Thad Lively, U.S. Meat Export Federation (USMEF) senior president for trade access, recently returned from Russia, where he attended the World Food Moscow food exhibition and met with trade officials and meat industry leaders to discuss the current business climate for U.S. pork and beef.
Lively says Russia’s demand for U.S. meat is very strong, as indicated by this year’s export statistics: Through August, U.S. beef exports to Russia were 8 percent ahead of last year’s record pace in volume (nearly 117 million pounds) and 31 percent higher in value ($214 million). Pork exports were 30 percent higher than a year ago in volume (140.4 million pounds) and up 22 percent in value ($183 million).

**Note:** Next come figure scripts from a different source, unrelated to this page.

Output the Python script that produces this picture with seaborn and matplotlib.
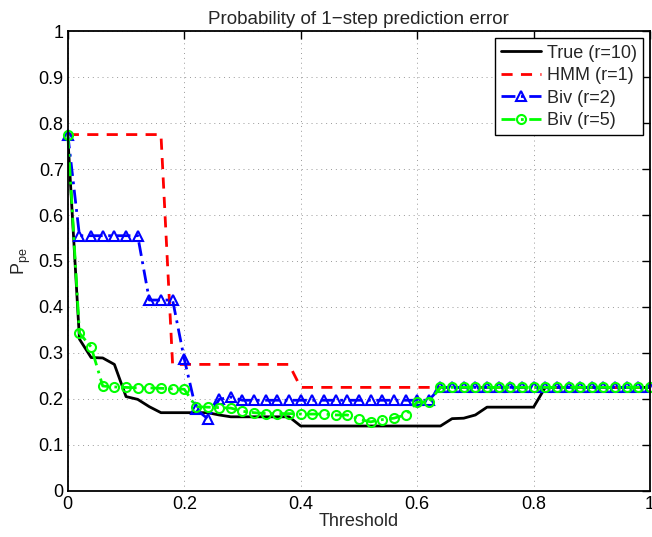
import matplotlib
matplotlib.use("Agg")
import matplotlib.pyplot as plt
import seaborn as sns
import pandas as pd

thresholds = [0.00, 0.02, 0.04, 0.06, 0.08, 0.10, 0.12, 0.14, 0.16, 0.18,
              0.20, 0.22, 0.24, 0.26, 0.28, 0.30, 0.32, 0.34, 0.36, 0.38,
              0.40, 0.42, 0.44, 0.46, 0.48, 0.50, 0.52, 0.54, 0.56, 0.58,
              0.60, 0.62, 0.64, 0.66, 0.68, 0.70, 0.72, 0.74, 0.76, 0.78,
              0.80, 0.82, 0.84, 0.86, 0.88, 0.90, 0.92, 0.94, 0.96, 0.98, 1.00]

true_r10 = [0.770, 0.330, 0.290, 0.289, 0.275, 0.205, 0.199, 0.183, 0.170, 0.170,
            0.170, 0.170, 0.170, 0.165, 0.161, 0.161, 0.161, 0.161, 0.161, 0.161,
            0.141, 0.141, 0.141, 0.141, 0.141, 0.141, 0.141, 0.141, 0.141, 0.141,
            0.141, 0.141, 0.141, 0.157, 0.158, 0.165, 0.182, 0.182, 0.182, 0.182,
            0.182, 0.225, 0.225, 0.225, 0.225, 0.225, 0.225, 0.225, 0.225, 0.225, 0.225]

hmm_r1 = [0.775, 0.775, 0.775, 0.775, 0.775, 0.775, 0.775, 0.775, 0.775, 0.275,
          0.275, 0.275, 0.275, 0.275, 0.275, 0.275, 0.275, 0.275, 0.275, 0.275,
          0.225, 0.225, 0.225, 0.225, 0.225, 0.225, 0.225, 0.225, 0.225, 0.225,
          0.225, 0.225, 0.225, 0.225, 0.225, 0.225, 0.225, 0.225, 0.225, 0.225,
          0.225, 0.225, 0.225, 0.225, 0.225, 0.225, 0.225, 0.225, 0.225, 0.225, 0.225]

biv_r2 = [0.775, 0.555, 0.555, 0.555, 0.555, 0.555, 0.555, 0.415, 0.415, 0.415,
          0.287, 0.178, 0.157, 0.199, 0.204, 0.197, 0.197, 0.197, 0.197, 0.197,
          0.197, 0.197, 0.197, 0.197, 0.197, 0.197, 0.197, 0.197, 0.197, 0.197,
          0.197, 0.197, 0.225, 0.225, 0.225, 0.225, 0.225, 0.225, 0.225, 0.225,
          0.225, 0.225, 0.225, 0.225, 0.225, 0.225, 0.225, 0.225, 0.225, 0.225, 0.225]

biv_r5 = [0.775, 0.343, 0.313, 0.228, 0.226, 0.225, 0.224, 0.224, 0.223, 0.222,
          0.221, 0.183, 0.182, 0.181, 0.180, 0.173, 0.170, 0.168, 0.168, 0.168,
          0.167, 0.167, 0.167, 0.165, 0.165, 0.156, 0.150, 0.155, 0.158, 0.165,
          0.193, 0.193, 0.225, 0.225, 0.225, 0.225, 0.225, 0.225, 0.225, 0.225,
          0.225, 0.225, 0.225, 0.225, 0.225, 0.225, 0.225, 0.225, 0.225, 0.225, 0.225]

series_labels = ["True (r=10)", "HMM (r=1)", "Biv (r=2)", "Biv (r=5)"]

sns.set_style("white")
plt.rcParams["font.family"] = ["Liberation Sans", "DejaVu Sans"]
plt.rcParams["font.size"] = 10
plt.rcParams["mathtext.fontset"] = "custom"
plt.rcParams["mathtext.rm"] = "Liberation Sans"
plt.rcParams["mathtext.it"] = "Liberation Sans"

fig = plt.figure(figsize=(6.52, 5.37), dpi=100)
ax = fig.add_axes([0.104, 0.086, 0.893, 0.856])

df = pd.DataFrame({"x": thresholds, "true": true_r10, "hmm": hmm_r1,
                   "b2": biv_r2, "b5": biv_r5})

sns.lineplot(data=df, x="x", y="true", ax=ax, color="black", linewidth=2,
             linestyle="-", label=series_labels[0], estimator=None, sort=False)
sns.lineplot(data=df, x="x", y="hmm", ax=ax, color="red", linewidth=2,
             linestyle=(0, (4, 3)), label=series_labels[1], estimator=None, sort=False)
sns.lineplot(data=df, x="x", y="b2", ax=ax, color="blue", linewidth=2,
             linestyle=(0, (5, 2, 1, 2)), marker="^", markersize=7,
             markerfacecolor="none", markeredgecolor="blue", markeredgewidth=1.5,
             label=series_labels[2], estimator=None, sort=False, clip_on=False)
sns.lineplot(data=df, x="x", y="b5", ax=ax, color="#00ff00", linewidth=2,
             linestyle=(0, (5, 2, 1, 2)), marker="o", markersize=6.5,
             markerfacecolor="none", markeredgecolor="#00ff00", markeredgewidth=1.5,
             label=series_labels[3], estimator=None, sort=False, clip_on=False)

ax.set_xlim(0, 1)
ax.set_ylim(0, 1)
ax.set_xticks([0, 0.2, 0.4, 0.6, 0.8, 1])
ax.set_xticklabels(["0", "0.2", "0.4", "0.6", "0.8", "1"])
ax.set_yticks([0, 0.1, 0.2, 0.3, 0.4, 0.5, 0.6, 0.7, 0.8, 0.9, 1])
ax.set_yticklabels(["0", "0.1", "0.2", "0.3", "0.4", "0.5", "0.6", "0.7", "0.8", "0.9", "1"])
ax.tick_params(direction="in", length=6, width=1, top=True, right=True,
               labelsize=13, colors="black", pad=3)
ax.tick_params(axis="x", pad=4)
ax.grid(True, linestyle=(0, (1, 4)), color="#555555", linewidth=0.7, alpha=0.6)
for s in ax.spines.values():
    s.set_color("black")
    s.set_linewidth(1.3)
    s.set_visible(True)

ax.set_title("Probability of 1\u2212step prediction error", fontsize=13.5, pad=5)
ax.set_xlabel("Threshold", fontsize=13, labelpad=0)
ax.set_ylabel("P$_{pe}$", fontsize=13, labelpad=4)

leg = ax.legend(loc="upper right", fontsize=13, frameon=True, fancybox=False,
                edgecolor="black", framealpha=1, handlelength=2.2,
                borderpad=0.35, labelspacing=0.3, handletextpad=0.3,
                borderaxespad=0.4)
leg.get_frame().set_linewidth(1)

fig.savefig("out.png", dpi=100)
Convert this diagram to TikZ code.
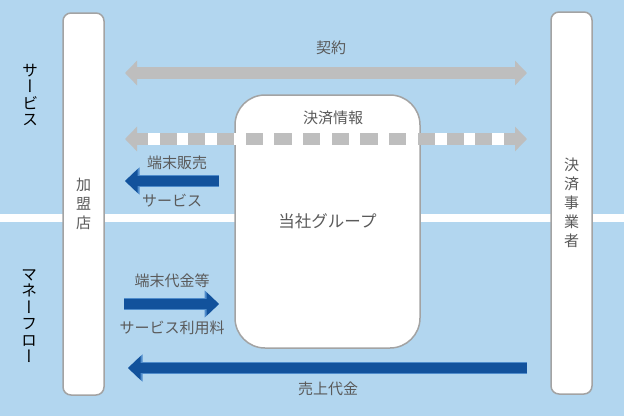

Russia has invested heavily in its pork industry, with the stated objective of reaching self-sufficiency in pork production in the near future. But Lively notes that controlling African swine fever (ASF) is one of many challenges making this an elusive goal.
Lively adds that Russia made significant market access concessions for U.S. beef and pork as part of its negotiations to join the World Trade Organization (WTO), including a larger tariff rate quota for U.S. beef muscle cuts and reduced duty rates for pork imports. But he says WTO membership has not eliminated all barriers facing U.S. meat as it enters Russia, so significant work continues on approval of U.S. processing plants, consistent application of veterinary standards and other key issues.